Aunque convencida de que «esta es una oportunidad única de ajustar los valores», la conocida escritora chilena Isabel Allende —autora de La casa de los espíritus— matiza su optimismo con una frase tajante: tenemos mala memoria y probablemente la lección se olvide pronto. Tal reserva es compartida por el historiador británico Keith Lowe, padre de la aclamada novela Continente salvaje —refiriéndose, curiosamente, a la Europa de posguerra— quien sospecha que no somos tan sabios como nuestros abuelos y aventura un pronóstico: «Contaremos los muertos y lamentaremos la devastación de nuestras economías, pero regresaremos a la desigualdad de ingresos y al eterno resentimiento respecto a nuestros vecinos. Igual que antes».

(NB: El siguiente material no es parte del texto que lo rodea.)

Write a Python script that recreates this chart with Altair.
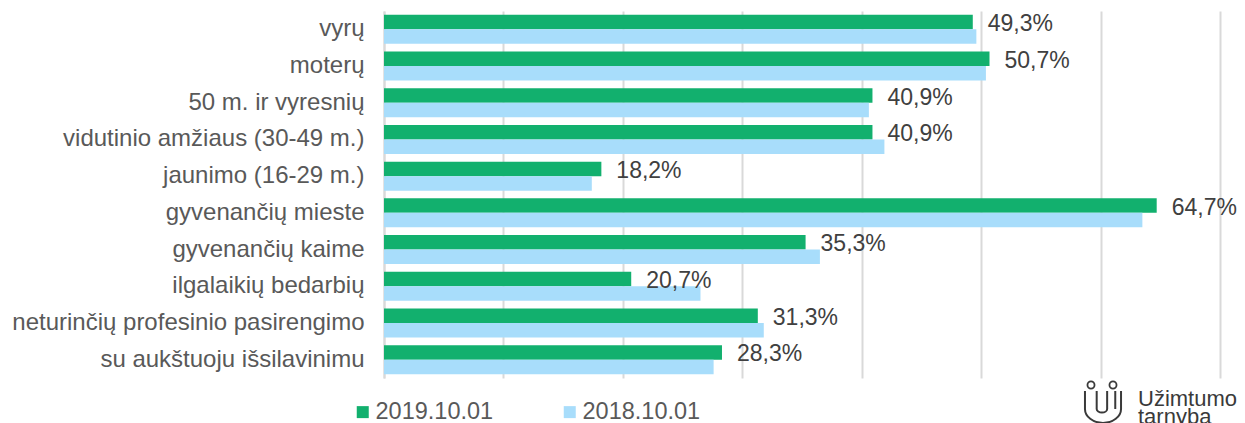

Otros miran con lentes de optimismo. El economista e historiador italiano Emanuele Felice dijo al Diario de Sevilla que la situación «nos hace apreciar más la importancia de la cooperación internacional, el papel de la ciencia para el bienestar humano y la atención no solo a los aspectos económicos sino a los derechos sociales como el de la salud y los civiles».

Se insiste con acierto en que al interior de los pueblos la única vacuna disponible es el aislamiento social, pero debe acotarse que, a nivel planetario, hay otra igual de necesaria: la cercanía de las naciones. Marta Rebolledo, profesora de Comunicación Política en la Universidad de Navarra, comentó al sitio atalayar.com lo que aprecia dentro de fronteras y a nivel planetario: «Cada Estado-nación ha adoptado sus medidas, restricciones y plazos, incluso llegando a ver diferencias de criterios entre regiones. En contraposición, ha habido una falta de respuestas y acciones globales —como es el caso de la UE— ante un problema que precisamente es global o mejor dicho “glocal”: algo que comienza a nivel local pero que rompe la barrera y salta a lo global de tal manera que la línea entre lo local y lo global queda difuminada».

Es que la economía también sufre sus contagios. Los mismos resortes de la globalización que conectaron las industrias y la fuerza laboral de múltiples naciones trasvasan al sur las consecuencias de la caída en el PIB de los países desarrollados, que buscarán el camino más corto de recuperación de ganancias, ya no sacrificando obreros, sino sacrificando pueblos.

Hasta un falso profeta acertaría en que, si el planeta no armoniza sus voces, tanto la Agenda 2030 para el Desarrollo Sostenible como el Acuerdo de París, de cambio climático, quedarían apenas como buenos proyectos de la ONU.

Daniel Susskind, investigador de temas económicos en la Universidad de Oxford, recuerda en un dossier sobre el mundo que nos espera que, en marzo de este año, el rabino y columnista británico Jonathan Sacks afirmó que la catástrofe de la COVID-19 es «lo más cerca que hemos estado de una revelación para los ateos».

Ciertamente, hay mucho que ver, mucho por creer y más por hacer en este mundo. Lo primero que haría falta sería asegurar el derecho universal a la salud. Camino a él, vendría muy bien que la catástrofe de la COVID-19 fuera lo más cerca que estemos de una Revolución para todos.